Papandreou blinks first in euro poker game
- 3 November 2011
- From the section Business
ATHENS - The last 24 hours have seen all manner of political gyrations here. If one had to sum up what it has all meant, it is that the government of George Papandreou has felt the heat from Europe's most powerful players and realised that it cannot take it.
This city is still wracked with rumour about how he might bring Greece through this acute phase of its ongoing crisis, but the prime minister seems to have realised that either he, or his plan to put the European Union's bail out package to a national referendum, will have to go.
German Chancellor Angela Merkel on Wednesday characterised Mr Papandreou's proposed vote as a game of poker, and she was evidently determined that he should blink first.
Briefing from European Central Bank and EU officials that failure in the referendum would force Greece out of the euro and, some suggested, of the EU itself has startled many people here.
Soundings of public opinion suggest that most could oppose the bail out because of its accompanying austerity measures, but that the majority of Greeks are still in favour of remaining in the EU.
The linkage between a possible No vote and continuing membership of the union proved too much for many of Mr Papandreou's supporters, including his Finance Minister Evangelos Venizelos, who this morning withdrew his support from the referendum plan.
Many Greeks still feel they should be at the heart of Europe, and the sharp response to Mr Papandreou's referendum plan - particularly from France and Germany - put that role in jeopardy.
Speaking to his party in parliament on Thursday evening, the Greek leader said he had been told during those Cannes talks that not only would a "no" in the referendum mean leaving the euro, but that the question of rejoining would be off the agenda for at least a decade.

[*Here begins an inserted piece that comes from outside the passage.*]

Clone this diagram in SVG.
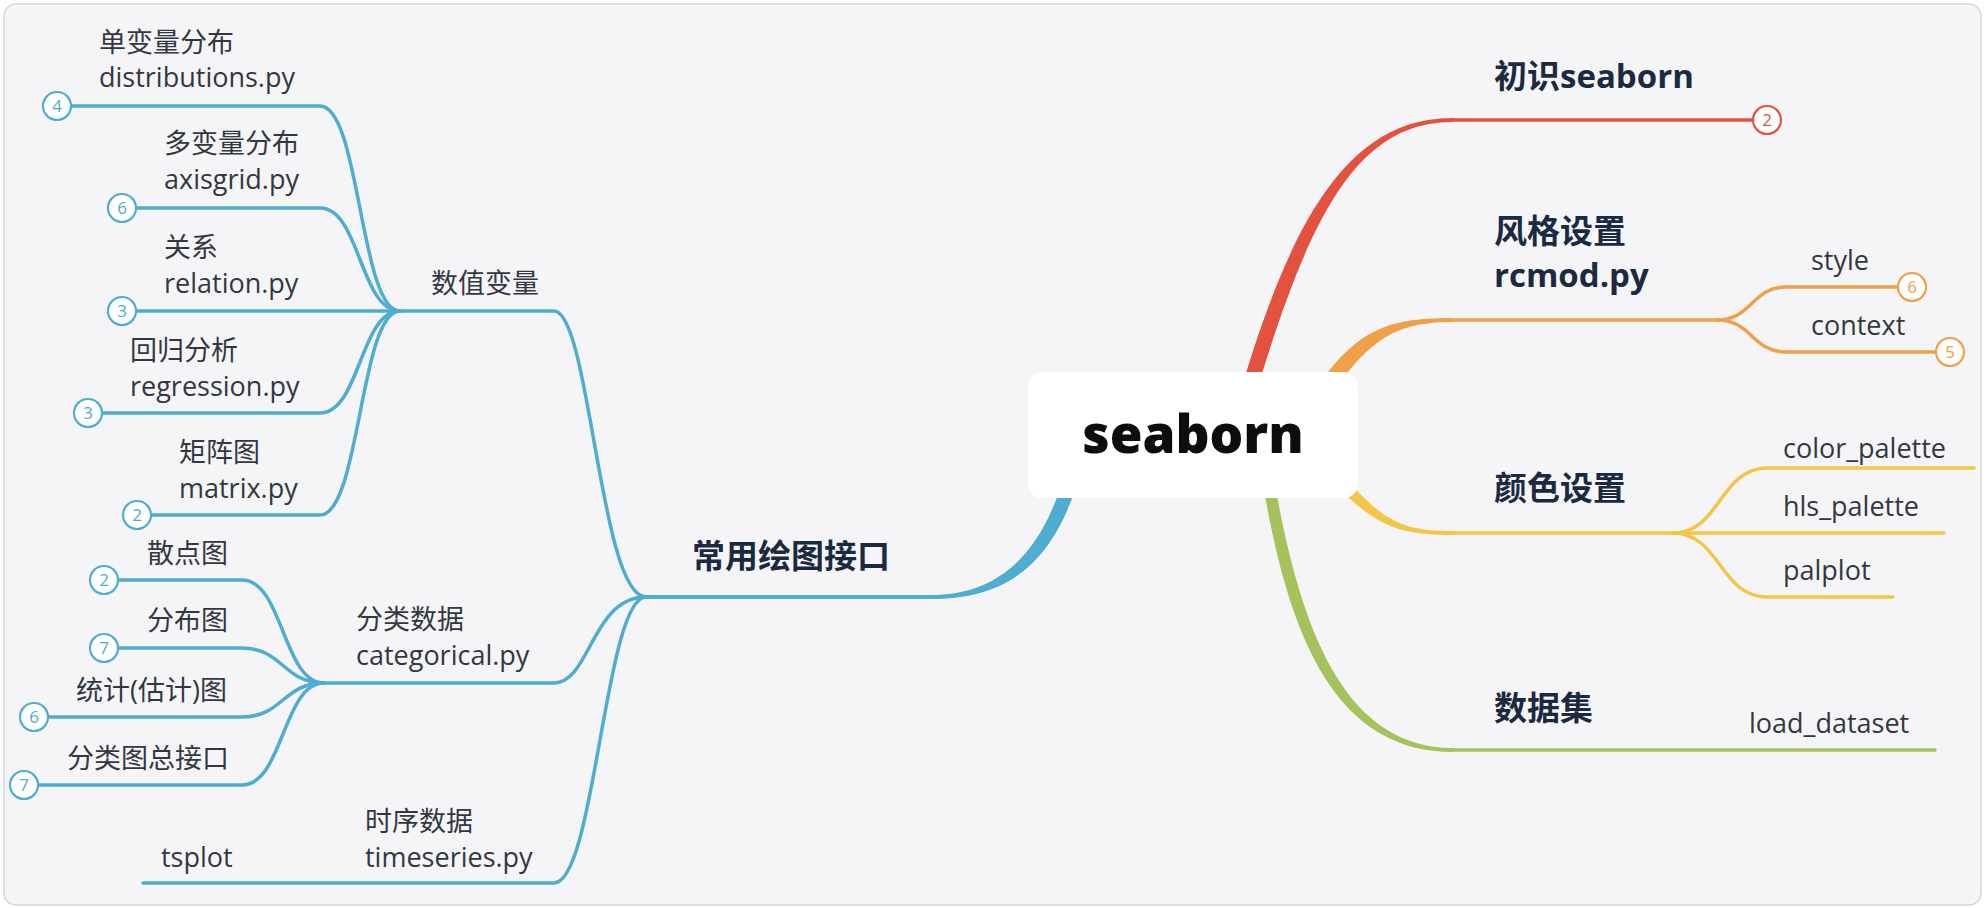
<svg xmlns="http://www.w3.org/2000/svg" width="1986" height="908" viewBox="0 0 1986 908">
<style>
.t{font-family:"Open Sans","Noto Sans CJK SC",sans-serif;font-size:27px;fill:#333840}
.h{font-family:"Open Sans","Noto Sans CJK SC",sans-serif;font-size:33px;font-weight:bold;fill:#1b2a41}
.n{font-family:"Open Sans",sans-serif;font-size:17px;text-anchor:middle}
.bl{fill:none;stroke:#4eadd0;stroke-width:3.5;stroke-linecap:round}
.rd{fill:none;stroke:#e2523f;stroke-width:3.5;stroke-linecap:round}
.or{fill:none;stroke:#f0a048;stroke-width:3.5;stroke-linecap:round}
.ye{fill:none;stroke:#f5c547;stroke-width:3.5;stroke-linecap:round}
.gr{fill:none;stroke:#a6c25c;stroke-width:3.5;stroke-linecap:round}
.cb{fill:#ffffff;stroke:#4eadd0;stroke-width:2.2}
.cr{fill:#ffffff;stroke:#e2523f;stroke-width:2.2}
.co{fill:#ffffff;stroke:#f0a048;stroke-width:2.2}
</style>
<rect x="0" y="0" width="1986" height="908" fill="#ffffff"/>
<rect x="4" y="4" width="1977" height="901" rx="12" fill="#f5f5f8" stroke="#d6d6da" stroke-width="1.5"/>
<g id="connectors">
  <path d="M1244,380 C1298,200 1358,118 1453,118 L1453,122 C1362,122 1314,204 1260,380 Z" fill="#e2523f"/>
  <path d="M1328,372 C1364,326 1396,318 1453,318 L1453,322 C1404,322 1376,334 1342,380 Z" fill="#f0a048"/>
  <path d="M1353,486 C1388,526 1412,531 1453,531 L1453,535 C1408,535 1382,530 1345,494 Z" fill="#f5c547"/>
  <path d="M1264,490 C1289,634 1334,752 1453,752 L1453,748 C1344,748 1301,628 1276,490 Z" fill="#a6c25c"/>
  <path d="M1075,490 C1046,576 994,599 931,599 L931,595 C986,595 1034,568 1061,486 Z" fill="#4eadd0"/>
  <path class="rd" d="M1453,120 L1752,120"/>
  <path class="or" d="M1453,320 L1717,320"/>
  <path class="or" d="M1717,320 C1752,320 1752,287 1786,287 L1897,287"/>
  <path class="or" d="M1717,320 C1752,320 1752,352 1786,352 L1935,352"/>
  <path class="ye" d="M1453,533 L1673,533"/>
  <path class="ye" d="M1673,533 C1720,533 1720,468 1767,468 L1974,468"/>
  <path class="ye" d="M1673,533 L1944,533"/>
  <path class="ye" d="M1673,533 C1720,533 1720,597 1767,597 L1893,597"/>
  <path class="gr" d="M1453,750 L1935,750"/>
  <path class="bl" style="stroke-width:4" d="M931,597 L646,597"/>
  <path class="bl" d="M646,597 C600,597 590,311 554,311 L400,311"/>
  <path class="bl" d="M646,597 C592,597 590,683 554,683 L324,683"/>
  <path class="bl" d="M646,597 C605,597 595,883 554,883 L143,883"/>
  <path class="bl" d="M71,106 L320,106 C360,106 360,311 400,311"/>
  <path class="bl" d="M136,208 L320,208 C360,208 360,311 400,311"/>
  <path class="bl" d="M136,311 L400,311"/>
  <path class="bl" d="M102,413 L320,413 C360,413 360,311 400,311"/>
  <path class="bl" d="M151,515 L320,515 C360,515 360,311 400,311"/>
  <path class="bl" d="M118,580 L242,580 C283,580 283,683 324,683"/>
  <path class="bl" d="M118,648 L242,648 C283,648 283,683 324,683"/>
  <path class="bl" d="M48,717 L242,717 C283,717 283,683 324,683"/>
  <path class="bl" d="M38,785 L242,785 C283,785 283,683 324,683"/>
</g>
<g id="root">
  <rect x="1028" y="372" width="330" height="126" rx="14" fill="#ffffff"/>
  <text x="1193" y="453" text-anchor="middle" style="font-family:'Open Sans',sans-serif;font-size:53px;font-weight:800;fill:#0d0d0d">seaborn</text>
</g>
<g id="n-intro">
  <text class="h" x="1494" y="88">初识seaborn</text>
  <circle class="cr" cx="1767" cy="120" r="14"/><text class="n" x="1767" y="126" fill="#e2523f">2</text>
</g>
<g id="n-style">
  <text class="h" x="1494" y="243">风格设置</text>
  <text class="h" x="1494" y="287">rcmod.py</text>
</g>
<g id="n-style-style">
  <text class="t" x="1811" y="270">style</text>
  <circle class="co" cx="1912" cy="287" r="14"/><text class="n" x="1912" y="293" fill="#f0a048">6</text>
</g>
<g id="n-style-context">
  <text class="t" x="1811" y="335">context</text>
  <circle class="co" cx="1950" cy="352" r="14"/><text class="n" x="1950" y="358" fill="#f0a048">5</text>
</g>
<g id="n-color"><text class="h" x="1494" y="500">颜色设置</text></g>
<g id="n-color-palette"><text class="t" x="1783" y="458">color_palette</text></g>
<g id="n-hls"><text class="t" x="1783" y="516">hls_palette</text></g>
<g id="n-palplot"><text class="t" x="1783" y="580">palplot</text></g>
<g id="n-data"><text class="h" x="1494" y="720">数据集</text></g>
<g id="n-load"><text class="t" x="1749" y="733">load_dataset</text></g>
<g id="n-plot"><text class="h" x="692" y="568">常用绘图接口</text></g>
<g id="n-num"><text class="t" x="431" y="293">数值变量</text></g>
<g id="n-dist">
  <text class="t" x="99" y="52">单变量分布</text><text class="t" x="99" y="87">distributions.py</text>
  <circle class="cb" cx="57" cy="106" r="14"/><text class="n" x="57" y="112" fill="#4eadd0">4</text>
</g>
<g id="n-axis">
  <text class="t" x="164" y="153">多变量分布</text><text class="t" x="164" y="189">axisgrid.py</text>
  <circle class="cb" cx="122" cy="208" r="14"/><text class="n" x="122" y="214" fill="#4eadd0">6</text>
</g>
<g id="n-rel">
  <text class="t" x="164" y="257">关系</text><text class="t" x="164" y="293">relation.py</text>
  <circle class="cb" cx="122" cy="311" r="14"/><text class="n" x="122" y="317" fill="#4eadd0">3</text>
</g>
<g id="n-reg">
  <text class="t" x="130" y="360">回归分析</text><text class="t" x="130" y="396">regression.py</text>
  <circle class="cb" cx="88" cy="413" r="14"/><text class="n" x="88" y="419" fill="#4eadd0">3</text>
</g>
<g id="n-mat">
  <text class="t" x="179" y="462">矩阵图</text><text class="t" x="179" y="498">matrix.py</text>
  <circle class="cb" cx="137" cy="515" r="14"/><text class="n" x="137" y="521" fill="#4eadd0">2</text>
</g>
<g id="n-cat"><text class="t" x="356" y="629">分类数据</text><text class="t" x="356" y="665">categorical.py</text></g>
<g id="n-scatter">
  <text class="t" x="147" y="563">散点图</text>
  <circle class="cb" cx="104" cy="580" r="14"/><text class="n" x="104" y="586" fill="#4eadd0">2</text>
</g>
<g id="n-distplot">
  <text class="t" x="147" y="630">分布图</text>
  <circle class="cb" cx="104" cy="648" r="14"/><text class="n" x="104" y="654" fill="#4eadd0">7</text>
</g>
<g id="n-stat">
  <text class="t" x="76" y="700">统计(估计)图</text>
  <circle class="cb" cx="34" cy="717" r="14"/><text class="n" x="34" y="723" fill="#4eadd0">6</text>
</g>
<g id="n-catall">
  <text class="t" x="67" y="768">分类图总接口</text>
  <circle class="cb" cx="24" cy="785" r="14"/><text class="n" x="24" y="791" fill="#4eadd0">7</text>
</g>
<g id="n-ts"><text class="t" x="365" y="831">时序数据</text><text class="t" x="365" y="867">timeseries.py</text></g>
<g id="n-tsplot"><text class="t" x="161" y="867">tsplot</text></g>
</svg>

When I suggested this evening to an MP from his party that this type of talk could easily have been a bluff intended to intimidate Greece, they replied, "yes, but we cannot take the chance".
The issue of whether France and Germany could really precipitate a meltdown of the Greek economy by withholding as they had threatened, the 8bn euros in emergency aid needed to keep the economy afloat during the coming week is therefore unlikely to be tested.
A decision by Mr Papandreou to backtrack on the referendum plan would suggest that Mrs Merkel has won her poker game.
On Thursday morning it became apparent that the prime minister, who has a small majority, faced a big enough revolt within his party to make it unlikely that he could win a vote of confidence, and so press on with his referendum.
At times it was rumoured that he had gone to the president's office to tender his resignation.
When he appeared in front of his party in the evening, Mr Papandreou tried another option. He suggested that the opposition join him in endorsing the European bail out plan, implying that this could make a national vote unnecessary.
Until now, the New Democracy party, his main opponents, have refused to back the European rescue plan or the referendum, calling instead for immediate parliamentary elections.
Where does this all leave us? It shows that Mr Papandreou would prefer to avoid the referendum by gaining cross party support for the economic hardship that will inevitably follow acceptance of the EU bail out.
Whether people come to agree that he has successfully intimidated the New Democracy opposition into supporting these measures or whether he has overplayed his hand, infuriating Greece's creditors, and will soon have to resign are questions for tomorrow.